> **EXERCISE DESCRIPTION**
Pictures must not be retyped. Return exactly the lines from the one with "Emit a LaTeX" through the one with "(0,0) rectangle (667,778);", both included, and no others.

Records with drawing code:
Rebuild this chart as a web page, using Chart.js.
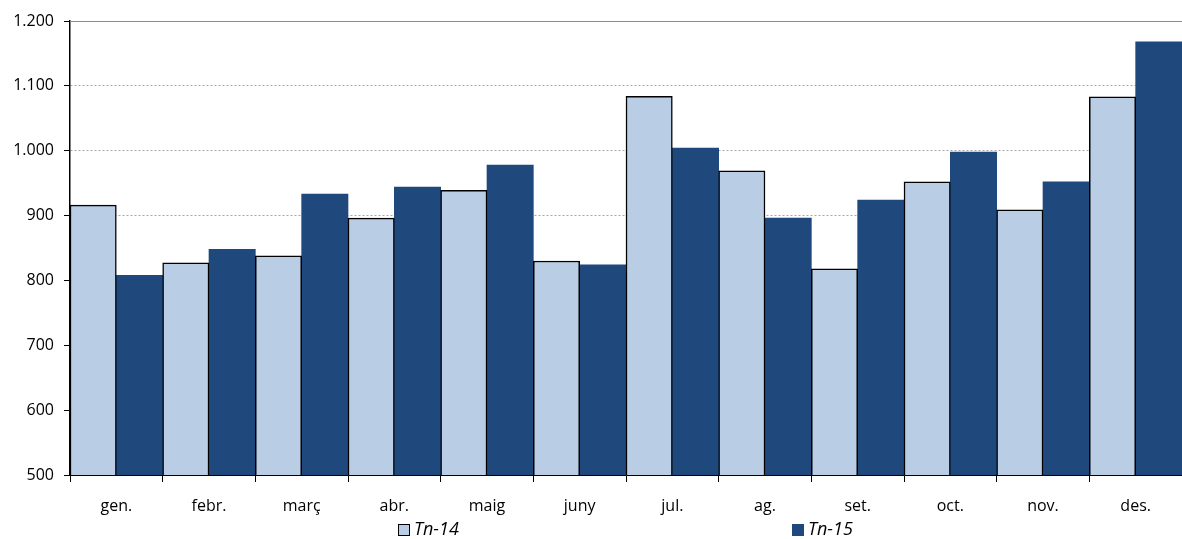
<!DOCTYPE html>
<html>
<head>
<meta charset="utf-8">
<script src="https://cdn.jsdelivr.net/npm/chart.js@4"></script>
<style>
html,body{margin:0;padding:0;background:#fff;}
#wrap{width:1182px;height:539px;position:relative;}
</style>
</head>
<body>
<div id="wrap"><canvas id="c" width="1182" height="539"></canvas></div>
<script>
const categories = ['gen.','febr.','març','abr.','maig','juny','jul.','ag.','set.','oct.','nov.','des.'];
const seriesNames = ['Tn-14','Tn-15'];
const tn14 = [916, 827, 838, 896, 939, 830, 1084, 969, 818, 952, 909, 1083];
const tn15 = [808, 848, 933, 944, 978, 824, 1004, 896, 924, 998, 952, 1168];
const yMin = 500, yMax = 1200, yStep = 100;

const colLight = '#B9CDE5';
const colDark = '#1F497D';
const fontFam = '"Open Sans", Lato, "Liberation Sans", sans-serif';

function fmt(v){
  const s = String(Math.round(v));
  return s.replace(/\B(?=(\d{3})+(?!\d))/g, '.');
}

const extras = {
  id: 'extras',
  afterDatasetsDraw(chart){
    const {ctx, chartArea} = chart;
    ctx.save();
    ctx.strokeStyle = '#8c8c8c';
    ctx.lineWidth = 1;
    ctx.beginPath();
    ctx.moveTo(chartArea.left, chartArea.top + 0.5);
    ctx.lineTo(chartArea.right, chartArea.top + 0.5);
    ctx.stroke();
    ctx.restore();
  },
  afterDraw(chart){
    const {ctx} = chart;
    ctx.save();
    const items = [
      {x: 398, color: colLight, border: true, text: seriesNames[0]},
      {x: 792, color: colDark, border: false, text: seriesNames[1]}
    ];
    const yc = 530;
    ctx.font = 'italic 18px ' + fontFam;
    ctx.textBaseline = 'middle';
    ctx.textAlign = 'left';
    items.forEach(it => {
      ctx.fillStyle = it.color;
      ctx.fillRect(it.x, yc - 6, 12, 12);
      if (it.border){
        ctx.strokeStyle = '#000';
        ctx.lineWidth = 1;
        ctx.strokeRect(it.x + 0.5, yc - 5.5, 11, 11);
      }
      ctx.fillStyle = '#000';
      ctx.fillText(it.text, it.x + 16, yc);
    });
    ctx.restore();
  }
};

new Chart(document.getElementById('c'), {
  type: 'bar',
  data: {
    labels: categories,
    datasets: [
      {label: seriesNames[0], data: tn14, backgroundColor: colLight, borderColor: '#000',
       borderWidth: {top: 1.5, left: 1.5, right: 1.5, bottom: 0}, borderSkipped: 'bottom'},
      {label: seriesNames[1], data: tn15, backgroundColor: colDark, borderWidth: 0}
    ]
  },
  options: {
    responsive: false,
    animation: false,
    devicePixelRatio: 1,
    layout: {padding: {top: 21, right: 0, bottom: 0, left: 0}},
    plugins: {legend: {display: false}, tooltip: {enabled: false}},
    datasets: {bar: {barPercentage: 1, categoryPercentage: 1}},
    scales: {
      x: {
        grid: {offset: true, drawOnChartArea: false, drawTicks: true, tickLength: 7, color: '#000'},
        border: {display: true, color: '#000', width: 1},
        ticks: {color: '#000', font: {family: fontFam, size: 16}, padding: 15, maxRotation: 0},
        afterFit(s){ s.height = 64; }
      },
      y: {
        min: yMin, max: yMax,
        grid: {color: '#a6a6a6', lineWidth: 1, tickColor: '#000', tickLength: 6, drawTicks: true},
        border: {display: true, color: '#000', width: 1.5, dash: [2, 2]},
        ticks: {stepSize: yStep, color: '#000', font: {family: fontFam, size: 16}, padding: 10,
                callback: v => fmt(v)},
        afterFit(s){ s.width = 70; }
      }
    }
  },
  plugins: [extras]
});
</script>
</body>
</html>
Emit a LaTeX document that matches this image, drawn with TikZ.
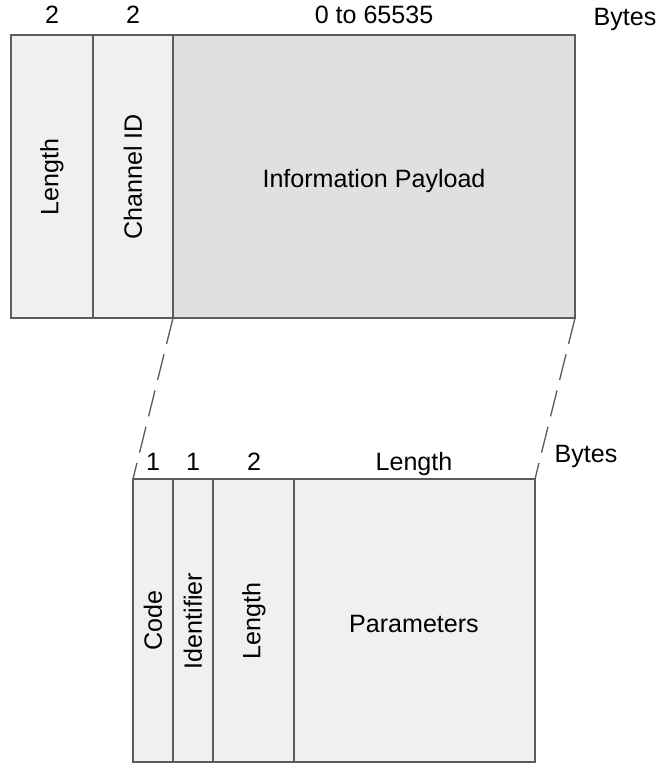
\documentclass[tikz,border=0pt]{standalone}
\usepackage{fontspec}
\setmainfont{Liberation Sans}
\definecolor{fieldgray}{HTML}{F0F0F0}
\definecolor{payloadgray}{HTML}{E0E0E0}
\definecolor{edgegray}{HTML}{5C5C5C}
\begin{document}
\begin{tikzpicture}[x=0.75pt,y=-0.75pt,
  edge/.style={draw=edgegray, line width=1.4pt},
  lbl/.style={font=\fontsize{18.8}{22}\selectfont, inner sep=0pt},
  num/.style={lbl, anchor=base}]
\useasboundingbox (0,0) rectangle (667,778);

% L2CAP frame
\fill [fieldgray] (11,35) rectangle (173,318);
\fill [payloadgray] (173,35) rectangle (575,318);
\draw [edge] (11,35) rectangle (575,318);
\draw [edge] (93,35) -- (93,318);
\draw [edge] (173,35) -- (173,318);

\node[num] (n1) at (52,23) {2};
\node[num] (n2) at (133,23) {2};
\node[num] (n3) at (374,23) {0 to 65535};
\node[num] (by1) at (625,26) {Bytes};

\node[lbl, rotate=90] (flen) at (52,177) {Length};
\node[lbl, rotate=90] (fcid) at (133,177) {Channel ID};
\node[lbl] (fpay) at (374,181) {Information Payload};

% signalling command
\fill [fieldgray] (133,479) rectangle (535,762);
\draw [edge] (133,479) rectangle (535,762);
\draw [edge] (173,479) -- (173,762);
\draw [edge] (213,479) -- (213,762);
\draw [edge] (294,479) -- (294,762);

\node[num] (m1) at (153,470) {1};
\node[num] (m2) at (193,470) {1};
\node[num] (m3) at (254,470) {2};
\node[num] (m4) at (414,470) {Length};
\node[num] (by2) at (586,462) {Bytes};

\node[lbl, rotate=90] (fcode) at (153,621) {Code};
\node[lbl, rotate=90] (fid) at (193,621) {Identifier};
\node[lbl, rotate=90] (flen2) at (254,621) {Length};
\node[lbl] (fpar) at (414,624) {Parameters};

% zoom lines
\coordinate (pl) at (173,318);
\coordinate (pr) at (575,318);
\coordinate (sl) at (133,479);
\coordinate (sr) at (535,479);
\draw [edgegray, line width=1pt, dash pattern=on 20pt off 8pt] (pl) -- (sl);
\draw [edgegray, line width=1pt, dash pattern=on 20pt off 8pt] (pr) -- (sr);

\end{tikzpicture}
\end{document}
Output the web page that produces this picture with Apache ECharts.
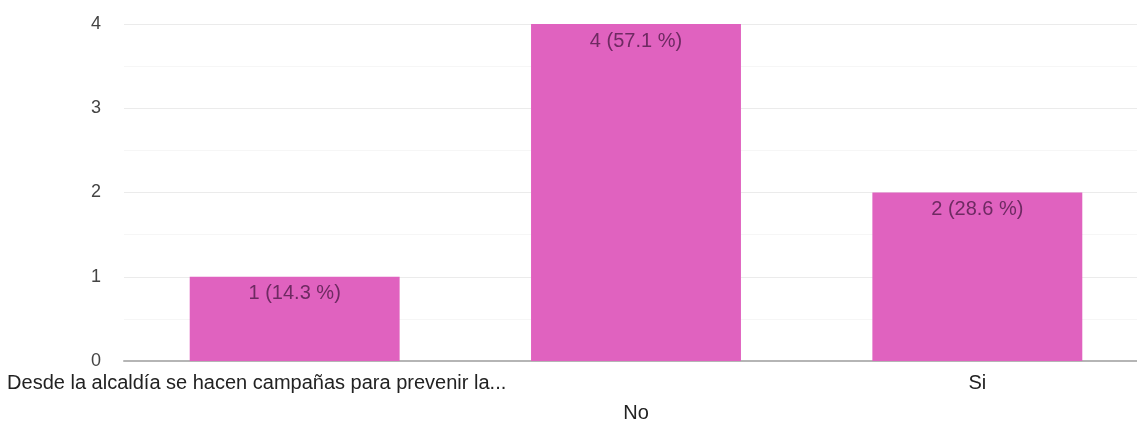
<!DOCTYPE html>
<html>
<head>
<meta charset="utf-8">
<script src="https://cdn.jsdelivr.net/npm/echarts@6/dist/echarts.min.js"></script>
<style>
  html, body { margin: 0; padding: 0; background: #fff; overflow: hidden; }
  /* plot runs a little past the right edge of the window, like the original */
  #chart { width: 1148px; height: 428px; }
</style>
</head>
<body>
<div id="chart"></div>
<script>
const categories = [
    "Desde la alcaldía se hacen campañas para prevenir la...",
    "No",
    "Si",
]
const counts = [1, 4, 2]
const percents = [14.3, 57.1, 28.6]
const yTicks = [0, 1, 2, 3, 4]

const chart = echarts.init(document.getElementById("chart"))

const option = {
    textStyle: { fontFamily: "Liberation Sans, Arial, sans-serif" },
    animation: false,
    grid: { left: 124, right: 0, top: 24, bottom: 65 },
    xAxis: {
        type: "category",
        data: categories,
        axisTick: { show: false },
        axisLine: { lineStyle: { color: "#b5b5b5", width: 2 } },
        axisLabel: {
            interval: 0,
            margin: 7,
            color: "#222",
            fontSize: 20,
            lineHeight: 30,
            verticalAlign: "top",
            // stagger labels like the original: the middle one drops to a second row
            formatter: (value, idx) => {
                if (idx === 0) return "{first|" + value + "}"
                if (idx % 2 === 1) return "\n" + value
                return value
            },
            rich: {
                first: {
                    fontSize: 20,
                    color: "#222",
                    lineHeight: 30,
                    padding: [0, 76, 0, 0],
                },
            },
        },
    },
    yAxis: {
        type: "value",
        min: yTicks[0],
        max: yTicks[yTicks.length - 1],
        interval: 1,
        axisLine: { show: false },
        axisTick: { show: false },
        axisLabel: { color: "#444", fontSize: 18, margin: 23 },
        splitLine: { lineStyle: { color: "#ebebeb" } },
        minorTick: { show: false, splitNumber: 2 },
        minorSplitLine: { show: true, lineStyle: { color: "#f6f6f6" } },
    },
    series: [
        {
            type: "bar",
            data: counts,
            barWidth: "61.5%",
            itemStyle: { color: "#e062bf" },
            label: {
                show: true,
                position: "insideTop",
                distance: 7,
                color: "#6e2a62",
                fontSize: 20,
                formatter: (p) => p.value + " (" + percents[p.dataIndex] + " %)",
            },
        },
    ],
}

chart.setOption(option)
</script>
</body>
</html>
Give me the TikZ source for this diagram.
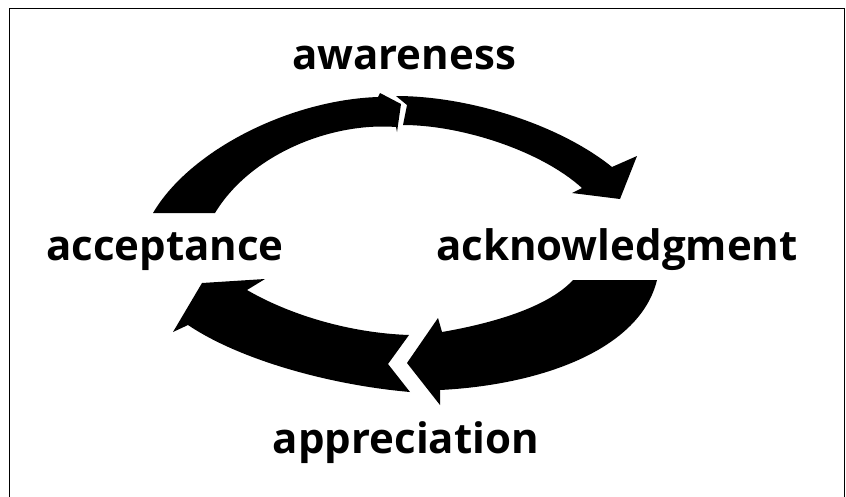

> **ANSWER TO THIS PROBLEM**
Emit a LaTeX document that matches this image, drawn with TikZ.
\documentclass[tikz,border=0pt]{standalone}
\usepackage{fontspec}
\setmainfont{Liberation Sans}
\definecolor{fieldgray}{HTML}{F0F0F0}
\definecolor{payloadgray}{HTML}{E0E0E0}
\definecolor{edgegray}{HTML}{5C5C5C}
\begin{document}
\begin{tikzpicture}[x=0.75pt,y=-0.75pt,
  edge/.style={draw=edgegray, line width=1.4pt},
  lbl/.style={font=\fontsize{18.8}{22}\selectfont, inner sep=0pt},
  num/.style={lbl, anchor=base}]
\useasboundingbox (0,0) rectangle (667,778);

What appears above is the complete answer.